TASK REQUIREMENTS = Please return nothing but the lines between the line holding "Emit a LaTeX" and the line holding "width=2.5pt] (10,10) rectangle (470,440);", both ends included, without the pictures.

SUPPLIED MATERIAL =
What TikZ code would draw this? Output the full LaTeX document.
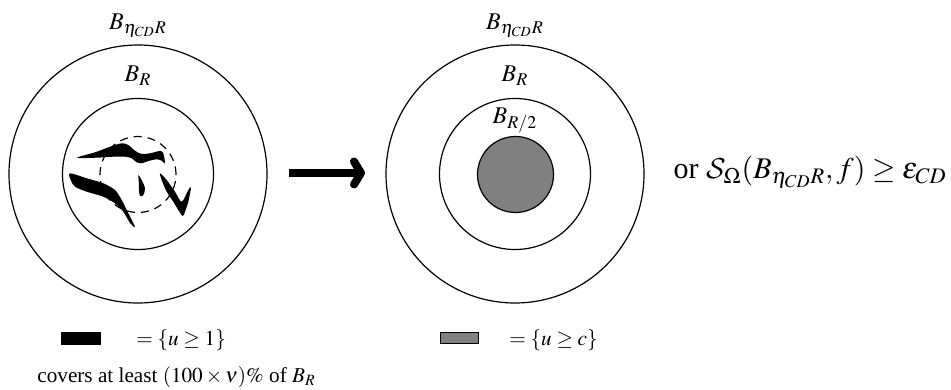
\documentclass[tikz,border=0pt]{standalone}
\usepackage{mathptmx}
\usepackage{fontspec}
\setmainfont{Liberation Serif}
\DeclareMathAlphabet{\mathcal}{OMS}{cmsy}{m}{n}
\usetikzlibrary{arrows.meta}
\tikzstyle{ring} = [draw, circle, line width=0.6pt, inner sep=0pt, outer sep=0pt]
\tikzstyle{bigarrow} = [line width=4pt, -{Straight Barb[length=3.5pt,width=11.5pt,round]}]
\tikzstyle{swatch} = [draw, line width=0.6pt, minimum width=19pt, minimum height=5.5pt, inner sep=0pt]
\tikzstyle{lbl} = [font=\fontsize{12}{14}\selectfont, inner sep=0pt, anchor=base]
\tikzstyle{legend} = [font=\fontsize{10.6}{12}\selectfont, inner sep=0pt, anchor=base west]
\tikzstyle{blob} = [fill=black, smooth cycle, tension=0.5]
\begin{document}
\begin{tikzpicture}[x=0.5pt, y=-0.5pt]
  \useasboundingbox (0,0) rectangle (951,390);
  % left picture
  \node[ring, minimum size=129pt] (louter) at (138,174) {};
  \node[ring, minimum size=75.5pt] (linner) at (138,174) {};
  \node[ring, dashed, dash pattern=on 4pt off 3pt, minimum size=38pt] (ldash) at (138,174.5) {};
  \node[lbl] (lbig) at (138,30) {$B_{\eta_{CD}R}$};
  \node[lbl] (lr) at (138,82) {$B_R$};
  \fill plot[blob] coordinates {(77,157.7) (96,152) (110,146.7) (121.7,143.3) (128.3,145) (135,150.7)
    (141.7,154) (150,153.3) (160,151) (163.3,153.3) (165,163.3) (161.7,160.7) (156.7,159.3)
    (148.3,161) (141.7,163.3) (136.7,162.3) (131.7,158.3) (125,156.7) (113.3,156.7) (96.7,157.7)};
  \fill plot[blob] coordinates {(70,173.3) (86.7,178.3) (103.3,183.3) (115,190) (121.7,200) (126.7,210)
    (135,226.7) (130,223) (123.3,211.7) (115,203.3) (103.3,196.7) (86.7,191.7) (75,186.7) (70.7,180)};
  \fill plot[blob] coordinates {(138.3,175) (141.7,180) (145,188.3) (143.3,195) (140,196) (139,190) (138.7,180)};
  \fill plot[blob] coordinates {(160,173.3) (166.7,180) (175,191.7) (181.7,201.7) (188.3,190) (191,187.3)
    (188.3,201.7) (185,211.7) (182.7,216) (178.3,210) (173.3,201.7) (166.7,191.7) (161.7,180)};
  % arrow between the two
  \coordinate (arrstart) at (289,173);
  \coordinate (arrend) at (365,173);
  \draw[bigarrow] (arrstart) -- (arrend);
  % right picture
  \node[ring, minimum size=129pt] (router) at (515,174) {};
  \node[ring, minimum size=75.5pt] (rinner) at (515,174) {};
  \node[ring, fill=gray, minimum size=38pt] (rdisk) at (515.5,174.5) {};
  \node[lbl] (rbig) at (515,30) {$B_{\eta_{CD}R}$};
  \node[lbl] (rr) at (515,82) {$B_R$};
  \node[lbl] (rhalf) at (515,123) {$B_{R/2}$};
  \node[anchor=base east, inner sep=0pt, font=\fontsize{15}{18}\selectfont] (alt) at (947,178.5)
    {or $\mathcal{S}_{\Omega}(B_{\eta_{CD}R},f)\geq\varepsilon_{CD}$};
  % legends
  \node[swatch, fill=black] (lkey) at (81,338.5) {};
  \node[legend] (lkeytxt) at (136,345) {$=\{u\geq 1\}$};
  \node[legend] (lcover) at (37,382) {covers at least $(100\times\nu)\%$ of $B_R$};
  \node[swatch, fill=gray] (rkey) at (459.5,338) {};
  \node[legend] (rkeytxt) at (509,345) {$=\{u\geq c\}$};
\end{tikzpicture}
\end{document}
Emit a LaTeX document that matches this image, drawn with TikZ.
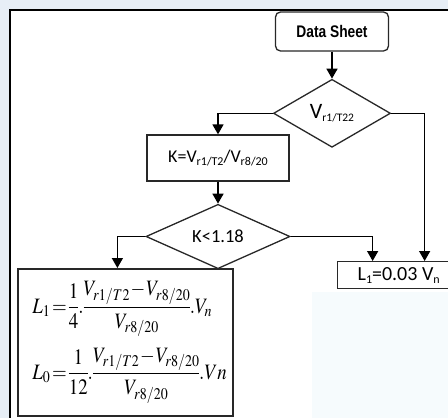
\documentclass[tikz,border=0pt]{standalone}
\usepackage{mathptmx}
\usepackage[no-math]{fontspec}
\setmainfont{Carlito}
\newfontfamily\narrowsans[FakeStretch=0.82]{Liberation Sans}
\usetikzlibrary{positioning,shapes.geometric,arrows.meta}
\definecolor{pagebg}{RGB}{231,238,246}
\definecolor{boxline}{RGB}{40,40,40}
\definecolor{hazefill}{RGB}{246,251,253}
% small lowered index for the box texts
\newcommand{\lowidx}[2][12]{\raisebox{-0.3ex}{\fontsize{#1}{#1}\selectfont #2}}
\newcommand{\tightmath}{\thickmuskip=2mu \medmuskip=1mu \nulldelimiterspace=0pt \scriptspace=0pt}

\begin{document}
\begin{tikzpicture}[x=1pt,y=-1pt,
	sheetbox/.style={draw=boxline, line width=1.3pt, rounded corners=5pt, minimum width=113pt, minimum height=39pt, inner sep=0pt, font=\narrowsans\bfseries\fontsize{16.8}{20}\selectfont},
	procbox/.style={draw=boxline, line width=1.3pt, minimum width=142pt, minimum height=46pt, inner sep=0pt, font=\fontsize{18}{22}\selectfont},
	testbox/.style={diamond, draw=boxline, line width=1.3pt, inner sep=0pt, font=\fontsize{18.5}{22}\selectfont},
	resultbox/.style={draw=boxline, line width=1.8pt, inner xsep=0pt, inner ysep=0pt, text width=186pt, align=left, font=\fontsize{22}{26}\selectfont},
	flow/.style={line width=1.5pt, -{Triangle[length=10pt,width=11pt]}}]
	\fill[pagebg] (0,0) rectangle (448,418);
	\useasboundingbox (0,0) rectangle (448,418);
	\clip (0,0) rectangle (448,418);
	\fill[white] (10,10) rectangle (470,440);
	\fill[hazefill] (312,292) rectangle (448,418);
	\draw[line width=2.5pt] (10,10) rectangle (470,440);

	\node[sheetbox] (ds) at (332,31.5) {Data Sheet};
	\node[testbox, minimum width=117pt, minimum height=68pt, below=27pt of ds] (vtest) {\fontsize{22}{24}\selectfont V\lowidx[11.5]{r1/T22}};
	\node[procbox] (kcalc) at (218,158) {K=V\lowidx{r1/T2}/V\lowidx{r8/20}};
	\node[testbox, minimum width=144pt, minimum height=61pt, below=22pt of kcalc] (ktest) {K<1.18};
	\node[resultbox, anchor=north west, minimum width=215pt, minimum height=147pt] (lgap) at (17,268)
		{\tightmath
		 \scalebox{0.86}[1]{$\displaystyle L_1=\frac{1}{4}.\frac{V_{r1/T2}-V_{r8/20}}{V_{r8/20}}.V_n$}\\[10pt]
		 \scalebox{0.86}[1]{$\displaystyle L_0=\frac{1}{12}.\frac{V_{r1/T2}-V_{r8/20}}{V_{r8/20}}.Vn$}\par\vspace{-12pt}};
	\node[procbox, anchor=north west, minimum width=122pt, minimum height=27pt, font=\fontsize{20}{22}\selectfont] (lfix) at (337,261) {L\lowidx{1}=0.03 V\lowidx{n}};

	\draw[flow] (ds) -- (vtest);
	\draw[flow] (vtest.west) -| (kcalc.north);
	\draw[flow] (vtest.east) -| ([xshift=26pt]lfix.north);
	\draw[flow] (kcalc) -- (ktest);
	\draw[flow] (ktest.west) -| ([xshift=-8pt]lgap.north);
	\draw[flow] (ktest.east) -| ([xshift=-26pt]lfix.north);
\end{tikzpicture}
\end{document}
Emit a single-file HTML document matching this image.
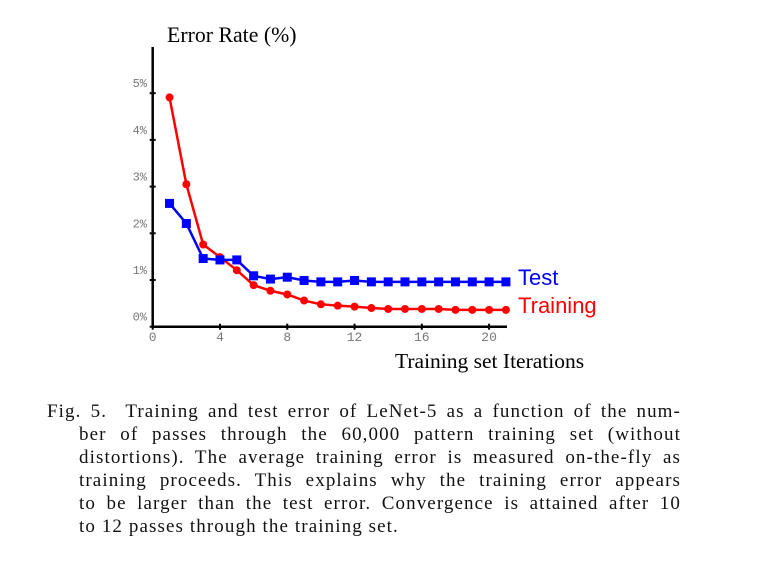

RESPONSE TO THE EXERCISE =
Emit a LaTeX document that matches this image, drawn with TikZ.
\documentclass[tikz,border=0pt]{standalone}
\usepackage{mathptmx}
\usepackage[no-math]{fontspec}
\setmainfont{Carlito}
\newfontfamily\narrowsans[FakeStretch=0.82]{Liberation Sans}
\usetikzlibrary{positioning,shapes.geometric,arrows.meta}
\definecolor{pagebg}{RGB}{231,238,246}
\definecolor{boxline}{RGB}{40,40,40}
\definecolor{hazefill}{RGB}{246,251,253}
% small lowered index for the box texts
\newcommand{\lowidx}[2][12]{\raisebox{-0.3ex}{\fontsize{#1}{#1}\selectfont #2}}
\newcommand{\tightmath}{\thickmuskip=2mu \medmuskip=1mu \nulldelimiterspace=0pt \scriptspace=0pt}

\begin{document}
\begin{tikzpicture}[x=1pt,y=-1pt,
	sheetbox/.style={draw=boxline, line width=1.3pt, rounded corners=5pt, minimum width=113pt, minimum height=39pt, inner sep=0pt, font=\narrowsans\bfseries\fontsize{16.8}{20}\selectfont},
	procbox/.style={draw=boxline, line width=1.3pt, minimum width=142pt, minimum height=46pt, inner sep=0pt, font=\fontsize{18}{22}\selectfont},
	testbox/.style={diamond, draw=boxline, line width=1.3pt, inner sep=0pt, font=\fontsize{18.5}{22}\selectfont},
	resultbox/.style={draw=boxline, line width=1.8pt, inner xsep=0pt, inner ysep=0pt, text width=186pt, align=left, font=\fontsize{22}{26}\selectfont},
	flow/.style={line width=1.5pt, -{Triangle[length=10pt,width=11pt]}}]
	\fill[pagebg] (0,0) rectangle (448,418);
	\useasboundingbox (0,0) rectangle (448,418);
	\clip (0,0) rectangle (448,418);
	\fill[white] (10,10) rectangle (470,440);
	\fill[hazefill] (312,292) rectangle (448,418);
	\draw[line width=2.5pt] (10,10) rectangle (470,440);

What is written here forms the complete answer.